Mr Johnson hopes Joe Biden, US president, will join the group too, opening a backdoor to closer UK/US trade ties as hopes of an early trade deal between London and Washington fade.

Critics claim that a trade deal with 11 countries on the other side of the world would bring limited economic benefit to the UK and see no prospect of Mr Biden being in any rush to join the group.

Mr Johnson said membership of the Comprehensive and Progressive Agreement for Trans-Pacific Partnership would prove that “one year after our departure from the EU we are forging new partnerships”.

“Applying to be the first new country to join the CPTPP demonstrates our ambition to do business on the best terms with our friends and partners all over the world and be an enthusiastic champion of global free trade.” 

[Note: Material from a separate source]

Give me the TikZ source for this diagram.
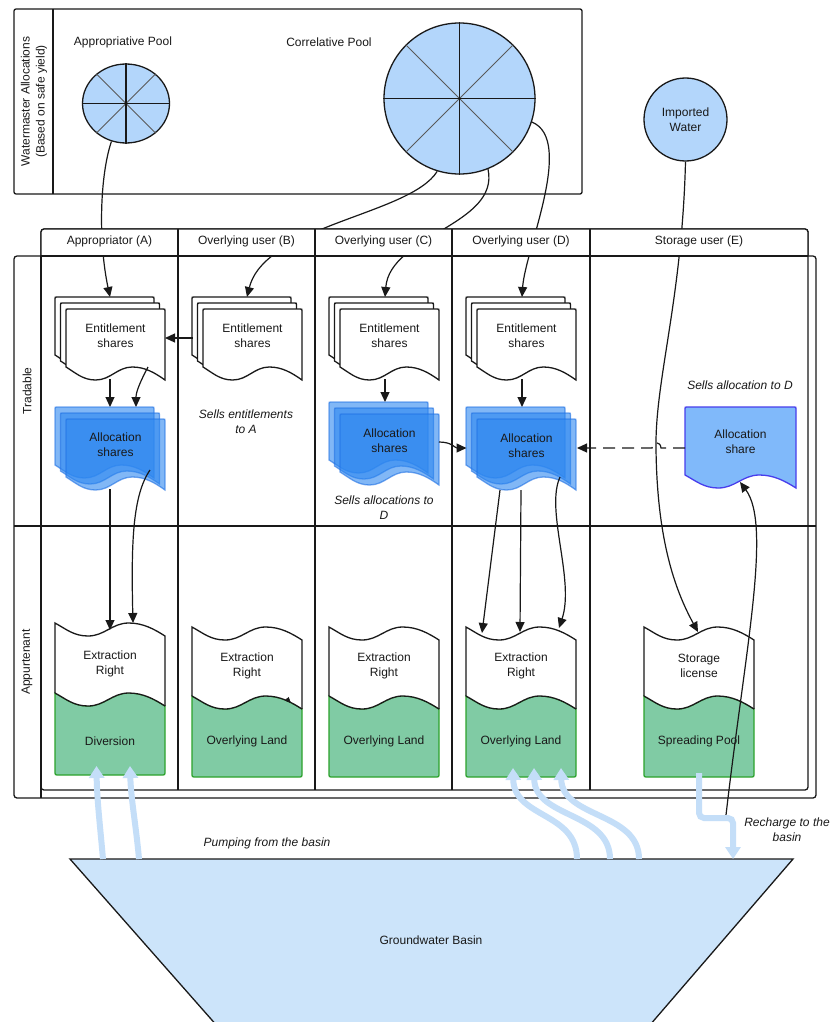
\documentclass[tikz,border=0pt]{standalone}
\usepackage{fontspec}
\setmainfont{Liberation Sans}
\usetikzlibrary{arrows.meta,shapes.geometric}

\definecolor{ink}{RGB}{25,25,25}
\definecolor{poolblue}{RGB}{179,214,251}
\definecolor{basinblue}{RGB}{204,228,250}
\definecolor{pumpblue}{RGB}{196,222,248}
\definecolor{landgreen}{RGB}{128,203,164}
\definecolor{landedge}{RGB}{44,162,44}
\definecolor{allocblue}{RGB}{45,135,240}
\definecolor{allocedge}{RGB}{30,112,228}
\definecolor{shareblue}{RGB}{128,185,250}
\definecolor{shareedge}{RGB}{72,62,236}

% wavy edge, left to right: from (x,y) to (x+w,y+13)
\newcommand{\wavefwd}[3]{%
  .. controls ({#1+0.1*#3},{#2+6}) and ({#1+0.17*#3},{#2+13}) .. ({#1+0.3*#3},{#2+13})
  .. controls ({#1+0.45*#3},{#2+13}) and ({#1+0.52*#3},{#2}) .. ({#1+0.67*#3},{#2})
  .. controls ({#1+0.8*#3},{#2}) and ({#1+0.9*#3},{#2+6}) .. ({#1+#3},{#2+13})}
% the same edge, right to left
\newcommand{\wavebck}[3]{%
  .. controls ({#1+0.9*#3},{#2+6}) and ({#1+0.8*#3},{#2}) .. ({#1+0.67*#3},{#2})
  .. controls ({#1+0.52*#3},{#2}) and ({#1+0.45*#3},{#2+13}) .. ({#1+0.3*#3},{#2+13})
  .. controls ({#1+0.17*#3},{#2+13}) and ({#1+0.1*#3},{#2+6}) .. ({#1},{#2})}
% document sheet: style, x, y, width, height of the left side
\newcommand{\docshape}[5]{%
  \path[#1] ({#2},{#3+#5}) -- ({#2},{#3+2}) .. controls ({#2},{#3}) .. ({#2+2},{#3})
    -- ({#2+#4-2},{#3}) .. controls ({#2+#4},{#3}) .. ({#2+#4},{#3+2})
    -- ({#2+#4},{#3+#5+13}) \wavebck{#2}{#3+#5}{#4} -- cycle;}
% pile of three sheets
\newcommand{\docstack}[3]{%
  \docshape{#1}{#2}{#3}{99}{58}%
  \docshape{#1}{#2+5.5}{#3+6}{99}{58}%
  \docshape{#1}{#2+11}{#3+12}{99}{58}}
% right over land: x, top, width, divider, bottom
\newcommand{\flagshape}[5]{%
  \path[fill=landgreen,draw=landedge,line width=1.3pt] ({#1},{#4}) \wavefwd{#1}{#4}{#3}
    -- ({#1+#3},{#5-4}) .. controls ({#1+#3},{#5}) .. ({#1+#3-4},{#5})
    -- ({#1+4},{#5}) .. controls ({#1},{#5}) .. ({#1},{#5-4}) -- cycle;
  \path[fill=white] ({#1},{#4}) -- ({#1},{#2}) \wavefwd{#1}{#2}{#3}
    -- ({#1+#3},{#4+13}) \wavebck{#1}{#4}{#3} -- cycle;
  \draw[ink,line width=1.3pt] ({#1},{#4}) -- ({#1},{#2}) \wavefwd{#1}{#2}{#3} -- ({#1+#3},{#4+13});
  \draw[ink,line width=1.3pt] ({#1},{#4}) \wavefwd{#1}{#4}{#3};}

\tikzset{
  txt/.style={font=\fontsize{12}{15}\selectfont, text=ink, align=center, inner sep=0pt},
  note/.style={txt, font=\fontsize{12}{15}\selectfont\itshape},
  flow/.style={draw=ink, line width=1.2pt, -{Triangle[length=10pt,width=9pt]}},
  pump/.style={draw=pumpblue, line width=6pt, -{Triangle[length=12pt,width=15pt]}},
  frame/.style={draw=ink, line width=1.3pt},
  entdoc/.style={fill=white, draw=ink, line width=1.3pt},
  allocdoc/.style={fill=allocblue, draw=allocedge, line width=1.3pt, opacity=0.6},
  pool/.style={fill=poolblue, draw=ink, line width=1.3pt, inner sep=0pt},
}

\begin{document}
\begin{tikzpicture}[x=1pt,y=-1pt]
\useasboundingbox (0,0) rectangle (837,1022);
\clip (0,0) rectangle (837,1022);
\fill[white] (0,0) rectangle (837,1022);

% watermaster allocations
\draw[frame, rounded corners=2pt] (14,9) rectangle (582,194);
\draw[frame] (53,9) -- (53,194);
\node[txt, rotate=90] (wm) at (34,101.5) {Watermaster Allocations\\(Based on safe yield)};
\node[txt] (apool-lbl) at (123,42) {Appropriative Pool};
\node[txt] (cpool-lbl) at (329,42) {Correlative Pool};

\node[pool, ellipse, minimum width=87pt, minimum height=79pt] (apool) at (126,103.5) {};
\draw[black!65, line width=.9pt] (apool.45) -- (apool.225) (apool.135) -- (apool.315);
\draw[ink, line width=1.2pt] (apool.north) -- (apool.south) (apool.west) -- (apool.east);

\node[pool, circle, minimum size=151pt] (cpool) at (459.5,98.5) {};
\draw[black!65, line width=.9pt] (cpool.45) -- (cpool.225) (cpool.135) -- (cpool.315);
\draw[ink, line width=1.2pt] (cpool.north) -- (cpool.south) (cpool.west) -- (cpool.east);

\node[txt, pool, circle, minimum size=83pt] (iwater) at (685.5,119.5) {Imported\\Water};

% lanes and columns
\draw[frame, rounded corners=3pt] (14,256) rectangle (816,798);
\draw[frame] (14,526) -- (816,526);
\draw[frame, rounded corners=3pt] (41,229) rectangle (808,790);
\draw[frame] (41,256) -- (41,798);
\foreach \x in {178,315,452,590} \draw[frame] (\x,229) -- (\x,790);
\node[txt, rotate=90] (lane-trade) at (27,391) {Tradable};
\node[txt, rotate=90] (lane-app) at (27,662) {Appurtenant};

% entitlement and allocation sheets
\docstack{entdoc}{55}{297}
\docstack{entdoc}{192}{297}
\docstack{entdoc}{329}{297}
\docstack{entdoc}{466}{297}
\node[txt] (entA) at (115.5,335.5) {Entitlement\\shares};
\node[txt] (entB) at (252.5,335.5) {Entitlement\\shares};
\node[txt] (entC) at (389.5,335.5) {Entitlement\\shares};
\node[txt] (entD) at (526.5,335.5) {Entitlement\\shares};

\docstack{allocdoc}{55}{407}
\docstack{allocdoc}{329}{402}
\docstack{allocdoc}{466}{407}
\node[txt] (allocA) at (115.5,445) {Allocation\\shares};
\node[txt] (allocC) at (389.5,440.5) {Allocation\\shares};
\node[txt] (allocD) at (526.5,445.5) {Allocation\\shares};

\docshape{fill=shareblue, draw=shareedge, line width=1.3pt}{685}{407}{111}{68}
\node[txt] (allocE) at (740.5,441.5) {Allocation\\share};

% rights tied to land
\flagshape{55}{623}{110}{693}{775}
\flagshape{192}{627}{110}{696}{777}
\flagshape{329}{627}{110}{696}{777}
\flagshape{466}{627}{110}{696}{777}
\flagshape{644}{627}{110}{696}{777}
\node[txt] (extA) at (110,663.5) {Extraction\\Right};
\node[txt] (extB) at (247,665.5) {Extraction\\Right};
\node[txt] (extC) at (384,665.5) {Extraction\\Right};
\node[txt] (extD) at (521,665.5) {Extraction\\Right};
\node[txt] (extE) at (699,665.5) {Storage\\license};
\node[txt] (landA) at (110,741) {Diversion};
\node[txt] (landB) at (247,741) {Overlying Land};
\node[txt] (landC) at (384,741) {Overlying Land};
\node[txt] (landD) at (521,741) {Overlying Land};
\node[txt] (landE) at (699,741) {Spreading Pool};

% notes
\node[note] (noteB) at (246,422) {Sells entitlements\\to A};
\node[note] (noteC) at (384,507.5) {Sells allocations to\\D};
\node[note] (noteE) at (740,385) {Sells allocation to D};
\node[note] (notePump) at (267,843) {Pumping from the basin};
\node[note] (noteRech) at (787,830) {Recharge to the\\basin};

% connection points
\coordinate (entA-top) at (110,297);
\coordinate (entB-top) at (247,297);
\coordinate (entC-top) at (385,297);
\coordinate (entD-top) at (522,297);
\coordinate (hop) at (656,448);
\coordinate (storage-top) at (698,632);
\coordinate (entB-w) at (192.5,338);
\coordinate (entA-e) at (165,338);
\coordinate (entA-bot) at (110,379);
\coordinate (entA-bot2) at (148,367);
\coordinate (allocA-top) at (110,407);
\coordinate (allocA-top2) at (136,407);
\coordinate (allocA-bot) at (110,489);
\coordinate (allocA-bot2) at (150,470);
\coordinate (extA-top) at (110,630);
\coordinate (extA-top2) at (133,623);
\coordinate (entC-bot) at (385,379);
\coordinate (allocC-top) at (385,402);
\coordinate (allocC-e) at (439,442);
\coordinate (allocD-w) at (466.5,448);
\coordinate (allocD-e) at (577,448);
\coordinate (entD-bot) at (522,379);
\coordinate (allocD-top) at (522,407);
\coordinate (allocD-bot1) at (500,490);
\coordinate (allocD-bot2) at (521,490);
\coordinate (allocD-bot3) at (560,477);
\coordinate (extD-top1) at (482,633);
\coordinate (extD-top2) at (520,632);
\coordinate (extD-top3) at (559,628);
\coordinate (allocE-w) at (685,448);
\coordinate (allocE-bot) at (740,482);
\coordinate (rech-turn) at (726,815);
\coordinate (stray-a) at (286.5,698.5);
\coordinate (stray-b) at (291,703);

% connectors
\draw[flow] (apool.249) .. controls (100,175) and (98,240) .. (entA-top);
\draw[flow] (cpool.253) .. controls (410,215) and (265,225) .. (entB-top);
\draw[flow] (cpool.292) .. controls (500,225) and (390,235) .. (entC-top);
\draw[flow] (cpool.342) .. controls (575,140) and (525,250) .. (entD-top);
\draw[flow] (iwater.south) .. controls (682,300) and (655,380) .. (hop)
  .. controls (657,540) and (675,590) .. (storage-top);
\draw[flow] (entB-w) -- (entA-e);
\draw[flow] (entA-bot) -- (allocA-top);
\draw[flow] (entA-bot2) .. controls (140,382) and (136,392) .. (allocA-top2);
\draw[flow] (allocA-bot) -- (extA-top);
\draw[flow] (allocA-bot2) .. controls (133,495) and (131,540) .. (extA-top2);
\draw[flow] (entC-bot) -- (allocC-top);
\draw[flow] (allocC-e) .. controls (452,442) and (455,448) .. (allocD-w);
\draw[flow] (entD-bot) -- (allocD-top);
\draw[flow] (allocD-bot1) -- (extD-top1);
\draw[flow] (allocD-bot2) -- (extD-top2);
\draw[flow] (allocD-bot3) .. controls (545,510) and (575,580) .. (extD-top3);
\draw[flow, dash pattern=on 12pt off 7pt] (allocE-w) -- (661,448)
  .. controls (660.5,441) and (652.5,441) .. (652,448) -- (allocD-e);
\draw[flow] (rech-turn) .. controls (745,650) and (772,525) .. (allocE-bot);
\draw[ink, line width=.6pt, -{Triangle[length=6pt,width=5pt]}] (stray-a) -- (stray-b);

% lane headers
\path[fill=white, draw=ink, line width=1.3pt, rounded corners=3pt] (41,256) -- (41,229) -- (808,229) -- (808,256);
\draw[frame] (41,256) -- (808,256);
\foreach \x in {178,315,452,590} \draw[frame] (\x,229) -- (\x,256);
\node[txt] (hA) at (109.5,241.5) {Appropriator (A)};
\node[txt] (hB) at (246.5,241.5) {Overlying user (B)};
\node[txt] (hC) at (383.5,241.5) {Overlying user (C)};
\node[txt] (hD) at (521,241.5) {Overlying user (D)};
\node[txt] (hE) at (699,241.5) {Storage user (E)};

% groundwater basin and water movement
\draw[fill=basinblue, draw=ink, line width=1.3pt] (70,859) -- (793,859) -- (637,1040) -- (229.5,1040) -- cycle;
\node[txt] (basin) at (431,940) {Groundwater Basin};
\coordinate (pA1) at (103,859);
\coordinate (pA2) at (139,859);
\coordinate (pD1) at (577,859);
\coordinate (pD2) at (610,859);
\coordinate (pD3) at (639,859);
\coordinate (rech-in) at (733,859);
\coordinate (divA1) at (96.5,766);
\coordinate (divA2) at (130,766);
\coordinate (landD1) at (513,768);
\coordinate (landD2) at (534,768);
\coordinate (landD3) at (561,768);
\coordinate (spread-bot) at (699,773);
\draw[pump] (pA1) .. controls (100,825) and (97,800) .. (divA1);
\draw[pump] (pA2) .. controls (136,825) and (131,800) .. (divA2);
\draw[pump] (pD1) .. controls (577,812) and (514,818) .. (landD1);
\draw[pump] (pD2) .. controls (610,812) and (535,818) .. (landD2);
\draw[pump] (pD3) .. controls (639,812) and (562,818) .. (landD3);
\draw[pump, rounded corners=5pt] (spread-bot) -- (699,818) -- (733,818) -- (rech-in);
\end{tikzpicture}
\end{document}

The CPTPP includes fast-growing economies including Mexico, Malaysia and Vietnam along with established regional economies such as Japan, Australia, New Zealand and Canada.

Liz Truss, UK trade secretary, will speak to ministers in Japan and New Zealand on Monday to request to join the CPTPP, with formal negotiations set to start this year. 

Ms Truss believes membership of the partnership would boost trade which is already worth £111bn and has been growing by 8 per cent a year since the UK voted to leave the EU in 2016.

She believes it will liberalise digital trade, eliminate tariffs quicker on products such as whisky and cars and facilitate faster and simpler visa procedures for business people travelling to CPTPP countries.

British officials also hope a bigger prize could be to use the CPTPP as a way of building trade ties with the US, if the Biden administration chose to join the group.

“We’re hopeful the US shares our ambition to join CPTPP, which would mean closer trading ties via plurilateral means,” said one British official.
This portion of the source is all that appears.